Supplied material:

########################################

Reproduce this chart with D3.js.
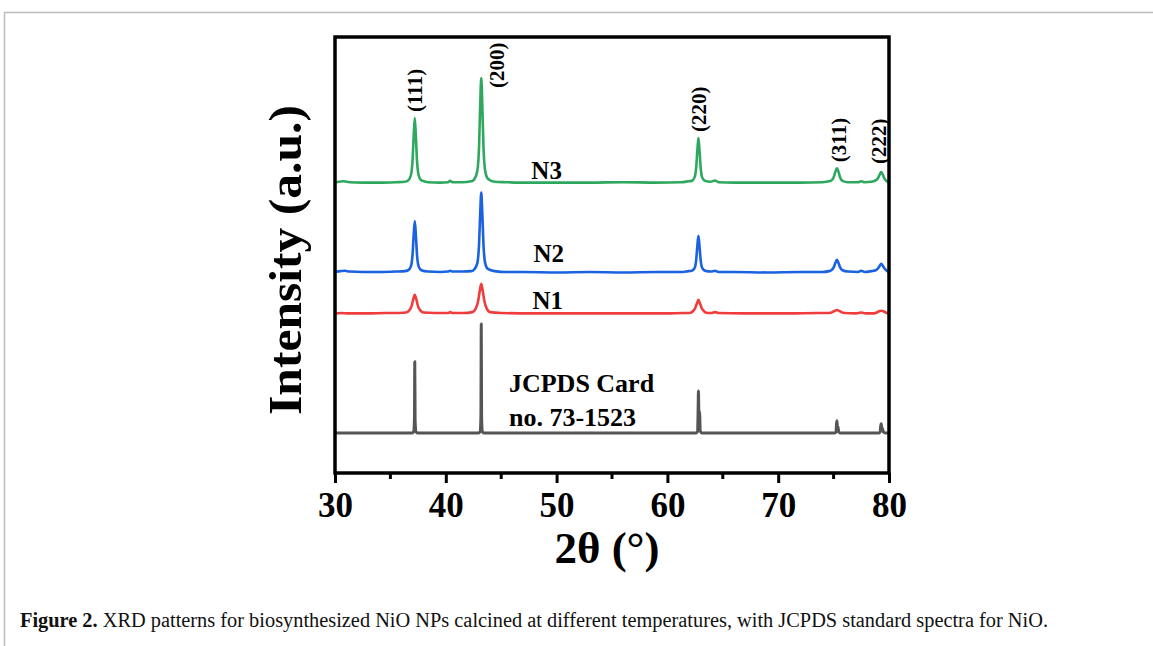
<!doctype html>
<html>
  <head>
    <script src="https://cdnjs.cloudflare.com/ajax/libs/d3/7.8.5/d3.min.js"></script>
    <style>
      body { margin: 0; background: #fff; }
      svg { display: block; }
      .serif { font-family: "Liberation Serif", "Times New Roman", serif; }
    </style>
  </head>
  <body>
    <svg id="chart" width="1153" height="646"></svg>
    <script>
      // series names and the vertical offset each one is stacked at (a.u.)
      var seriesNames = ["JCPDS", "N1", "N2", "N3"];
      var seriesOffsets = [92, 365, 460, 665];
      var seriesColors = ["#555555", "#f03c3c", "#1a62df", "#2ea85f"];

      // JCPDS card 73-1523 stick pattern (2θ, intensity)
      var jcpds = [
        [30, 0], [36.95, 0], [37.1, 3], [37.17, 30], [37.2, 163], [37.23, 30], [37.3, 3], [37.45, 0],
        [42.95, 0], [43.1, 3], [43.17, 40], [43.2, 250], [43.23, 40], [43.3, 3], [43.45, 0],
        [62.6, 0], [62.72, 3], [62.77, 50], [62.8, 96], [62.84, 50], [62.88, 48], [62.92, 40], [62.96, 4], [63.1, 0],
        [75.1, 0], [75.22, 2], [75.26, 20], [75.3, 28], [75.34, 15], [75.38, 14], [75.42, 10], [75.47, 2], [75.6, 0],
        [79.1, 0], [79.2, 2], [79.25, 16], [79.3, 21], [79.34, 12], [79.38, 11], [79.43, 8], [79.5, 2], [79.65, 0],
        [80, 0]
      ];

      var n1 = [
        [30, 1], [30.6, 2], [31.2, 1], [33, 1], [34.5, 2], [35.8, 2],
        [36.4, 3], [36.7, 8], [36.9, 17], [37.05, 32], [37.2, 44], [37.35, 32], [37.5, 17], [37.7, 8], [38.0, 3],
        [39, 2], [40.2, 2], [40.4, 4], [40.6, 2], [41.6, 2],
        [42.4, 4], [42.7, 12], [42.9, 27], [43.05, 50], [43.2, 69], [43.35, 50], [43.5, 27], [43.7, 12], [44.0, 4],
        [45, 2], [48, 1], [52, 1], [56, 1], [60, 1], [61.4, 2],
        [62.0, 2], [62.3, 6], [62.5, 13], [62.65, 23], [62.8, 32], [62.95, 23], [63.1, 13], [63.3, 6], [63.6, 2],
        [64.0, 2], [64.3, 4], [64.6, 2], [67, 1], [71, 1], [73.5, 2],
        [74.6, 2], [74.9, 4], [75.1, 7], [75.3, 9], [75.5, 7], [75.7, 4], [76.0, 2],
        [77, 1], [77.5, 3], [77.9, 1],
        [78.6, 1], [78.9, 3], [79.1, 6], [79.3, 7], [79.5, 6], [79.7, 3], [80, 1]
      ];

      var n2 = [
        [30, 1], [30.5, 3], [30.9, 4], [31.3, 2], [32.5, 1], [34, 1], [35.5, 2], [36.3, 3],
        [36.6, 5], [36.85, 14], [37.0, 41], [37.1, 85], [37.2, 118], [37.3, 85], [37.4, 41], [37.55, 14], [37.8, 5],
        [38.4, 2], [39.5, 1], [40.2, 2], [40.4, 4], [40.6, 2], [41.5, 2], [42.3, 3],
        [42.6, 8], [42.85, 22], [43.0, 64], [43.1, 132], [43.2, 183], [43.3, 132], [43.4, 64], [43.55, 22], [43.8, 8],
        [44.4, 3], [45.5, 1], [47, 1], [50, 0], [53, 1], [56, 0], [59, 1], [61.2, 1], [61.9, 3],
        [62.2, 4], [62.45, 10], [62.6, 29], [62.7, 60], [62.8, 84], [62.9, 60], [63.0, 29], [63.15, 10], [63.4, 4],
        [63.9, 2], [64.3, 4], [64.6, 1], [66, 1], [69, 0], [72, 1], [74, 1], [74.6, 3],
        [74.8, 5], [75.0, 11], [75.15, 21], [75.3, 29], [75.45, 21], [75.6, 11], [75.8, 5], [76.3, 2],
        [77.2, 1], [77.5, 4], [77.8, 1], [78.4, 3],
        [78.8, 5], [79.0, 9], [79.15, 15], [79.3, 20], [79.45, 15], [79.6, 9], [79.8, 4], [80, 1]
      ];

      var n3 = [
        [30, 2], [30.4, 3], [30.8, 4], [31.3, 2], [32.5, 1], [34, 1], [35.5, 2], [36.3, 3],
        [36.6, 6], [36.85, 18], [37.0, 52], [37.1, 107], [37.2, 149], [37.3, 107], [37.4, 52], [37.55, 18], [37.8, 6],
        [38.4, 2], [39.5, 1], [40.2, 2], [40.4, 5], [40.6, 2], [41.5, 2], [42.3, 4],
        [42.6, 10], [42.85, 29], [43.0, 84], [43.1, 174], [43.2, 241], [43.3, 174], [43.4, 84], [43.55, 29], [43.8, 10],
        [44.4, 3], [45.5, 2], [47, 1], [50, 1], [53, 1], [56, 2], [59, 1], [61.2, 2], [61.9, 4],
        [62.2, 5], [62.45, 13], [62.6, 36], [62.7, 74], [62.8, 103], [62.9, 74], [63.0, 36], [63.15, 12], [63.4, 5],
        [63.9, 3], [64.3, 6], [64.6, 2], [66, 1], [69, 1], [72, 1], [74, 2], [74.6, 4],
        [74.8, 6], [75.0, 13], [75.15, 25], [75.3, 34], [75.45, 25], [75.6, 12], [75.8, 5], [76.3, 2],
        [77.2, 2], [77.5, 4], [77.8, 2], [78.4, 3],
        [78.8, 6], [79.0, 11], [79.15, 19], [79.3, 25], [79.45, 19], [79.6, 10], [79.8, 4], [80, 2]
      ];

      var seriesData = [jcpds, n1, n2, n3];

      // series text labels: [2θ, a.u.] of the text baseline
      var seriesLabels = ["N1", "N2", "N3"];
      var seriesLabelPos = [[49.2, 376], [49.3, 484], [49.1, 674]];
      var cardLines = ["JCPDS Card", "no. 73-1523"];
      var cardPos = [[45.7, 186], [45.7, 108]];

      // Miller indices: [2θ, a.u.] of the lower end of the rotated text
      var hklLabels = ["(111)", "(200)", "(220)", "(311)", "(222)"];
      var hklPos = [[37.22, 828], [44.6, 883], [62.85, 782], [75.5, 713], [79.1, 709]];

      var xMajor = [30, 40, 50, 60, 70, 80];
      var xMinor = [35, 45, 55, 65, 75];

      var margin = {left: 335, top: 37, width: 554, height: 436};

      var svg = d3.select("#chart");

      // light frame of the figure page
      svg.append("path")
        .attr("d", "M4.5,646V12.5H1153")
        .attr("fill", "none")
        .attr("stroke", "#bdbdbd")
        .attr("stroke-width", 1.5);

      var x = d3.scaleLinear().domain([30, 80]).range([margin.left, margin.left + margin.width]);
      var y = d3.scaleLinear().domain([0, 1000]).range([margin.top + margin.height, margin.top]);

      var line = d3.line()
        .x(d => x(d[0]))
        .y(d => y(d[1]))
        .curve(d3.curveMonotoneX);

      var plot = svg.append("g");

      plot.selectAll("path.series")
        .data(seriesData)
        .enter()
        .append("path")
          .attr("class", "series")
          .attr("fill", "none")
          .attr("stroke", (d, i) => seriesColors[i])
          .attr("stroke-width", (d, i) => i === 0 ? 3 : 2.6)
          .attr("stroke-linejoin", "round")
          .attr("d", (d, i) => line(d.map(p => [p[0], p[1] + seriesOffsets[i]])));

      // frame
      svg.append("rect")
        .attr("x", margin.left)
        .attr("y", margin.top)
        .attr("width", margin.width)
        .attr("height", margin.height)
        .attr("fill", "none")
        .attr("stroke", "#000")
        .attr("stroke-width", 3.5);

      // bottom axis
      var axis = svg.append("g")
        .attr("transform", `translate(0,${margin.top + margin.height})`)
        .call(d3.axisBottom(x).tickValues(xMajor).tickSize(10).tickFormat(d3.format("d")));
      axis.select(".domain").remove();
      axis.selectAll(".tick line").attr("stroke", "#000").attr("stroke-width", 3);
      axis.selectAll(".tick text")
        .attr("y", 44)
        .attr("dy", null)
        .attr("fill", "#000")
        .style("font-family", "'Liberation Serif', 'Times New Roman', serif")
        .style("font-size", "35px")
        .style("font-weight", "bold");

      svg.append("g")
        .selectAll("line")
        .data(xMinor)
        .enter()
        .append("line")
          .attr("x1", d => x(d))
          .attr("x2", d => x(d))
          .attr("y1", margin.top + margin.height)
          .attr("y2", margin.top + margin.height + 6)
          .attr("stroke", "#000")
          .attr("stroke-width", 3);

      // axis titles
      svg.append("text")
        .attr("class", "serif")
        .attr("x", 607)
        .attr("y", 563)
        .attr("text-anchor", "middle")
        .style("font-size", "45px")
        .style("font-weight", "bold")
        .text("2θ (°)");

      svg.append("text")
        .attr("class", "serif")
        .attr("transform", "translate(301,260) rotate(-90)")
        .attr("text-anchor", "middle")
        .attr("textLength", 310)
        .attr("lengthAdjust", "spacingAndGlyphs")
        .style("font-size", "47px")
        .style("font-weight", "bold")
        .text("Intensity (a.u.)");

      // series labels
      svg.selectAll("text.slabel")
        .data(seriesLabels)
        .enter()
        .append("text")
          .attr("class", "serif slabel")
          .attr("x", (d, i) => x(seriesLabelPos[i][0]))
          .attr("y", (d, i) => y(seriesLabelPos[i][1]))
          .attr("text-anchor", "middle")
          .style("font-size", "25px")
          .style("font-weight", "bold")
          .text(d => d);

      svg.selectAll("text.card")
        .data(cardLines)
        .enter()
        .append("text")
          .attr("class", "serif card")
          .attr("x", (d, i) => x(cardPos[i][0]))
          .attr("y", (d, i) => y(cardPos[i][1]))
          .style("font-size", "26px")
          .style("font-weight", "bold")
          .text(d => d);

      svg.selectAll("text.hkl")
        .data(hklLabels)
        .enter()
        .append("text")
          .attr("class", "serif hkl")
          .attr("transform", (d, i) => `translate(${x(hklPos[i][0])},${y(hklPos[i][1])}) rotate(-90)`)
          .attr("dy", "0.35em")
          .attr("text-anchor", "start")
          .style("font-size", "21px")
          .style("font-weight", "bold")
          .text(d => d);

      // caption
      var cap = svg.append("text")
        .attr("x", 20)
        .attr("y", 627)
        .attr("textLength", 1028)
        .attr("lengthAdjust", "spacingAndGlyphs")
        .style("font-family", "'Liberation Serif', 'Times New Roman', serif")
        .style("font-size", "20px")
        .attr("fill", "#111");
      cap.append("tspan").style("font-weight", "bold").text("Figure 2. ");
      cap.append("tspan").text("XRD patterns for biosynthesized NiO NPs calcined at different temperatures, with JCPDS standard spectra for NiO.");
    </script>
  </body>
</html>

########################################

Task to carry out: Each line that holds the word "chart" is to be copied.

Answer in full:
Reproduce this chart with D3.js.
    <svg id="chart" width="1153" height="646"></svg>
      var svg = d3.select("#chart");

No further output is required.